37. Daniel Santbech, Problematum astronomicorum et geometricorum sectiones septem (Basel, 1561).

  Fig. 51          Fig. 52

All the many varieties of sights and levels only had a practical purpose if the gunner knew the relation between elevation and range for the guns under his command. From Tartaglia's first publication on artillery onwards, such tables of 'randons' were promised and printed. Yet the precise nature of the shot's trajectory remained a thorny issue for mathematicians from the 16th to the 18th centuries, and beyond. Tartaglia had adapted the terms of academic natural philosophy to offer his 'new science' of artillery and Galileo announced the parabolic nature of the projectile's motion in his own 'new science' of falling bodies. Attempts to incorporate the problematic effects of air resistance led to increasingly sophisticated mathematical treatments in the later 17th and 18th centuries, but these rapidly outstripped the reach of ordinary gunners.
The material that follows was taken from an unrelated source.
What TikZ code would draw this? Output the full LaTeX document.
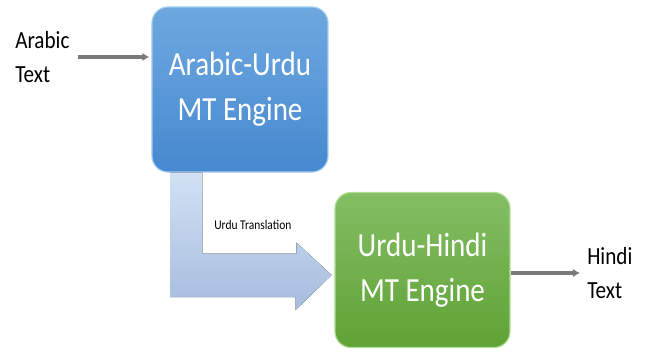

Accounts of ballistics based on Tartaglia remained standard in gunnery manuals long after alternative notions were available. However his views were not uniformly adopted by early practitioners. Some authors, such as father and son Leonard and Thomas Digges (catalogue no. 45), explicitly rejected Tartaglia's ideas. Other authors, such as Daniel Santbech, seem not to have been aware of his writings.

Santbech's discussion shows how quickly artillery became a subject of learned discourse as well as practical art, since his account appears in a more general mathematical text encompassing astronomy, sundials, surveying, and levelling for water courses. He sets out to investigate gunnery theoretically on the firm foundations of geometry, quoting Euclid and Ptolemy in the Greek, while using the geometrical quadrant discussed elsewhere in his text as the necessary instrumental accompaniment.

At first glance his illustrations of straight-lined trajectories with abruptly acute angles appear absurd. However, they are depicted for calculating convenience rather than graphic realism. Santbech acknowledged that a cannon ball would not fly in a straight line and then suddenly fall directly to the ground. He substituted a straight line for the actual path of the shot so that he could create a right-angled triangle from which ranges were computed with the help of a table of sines.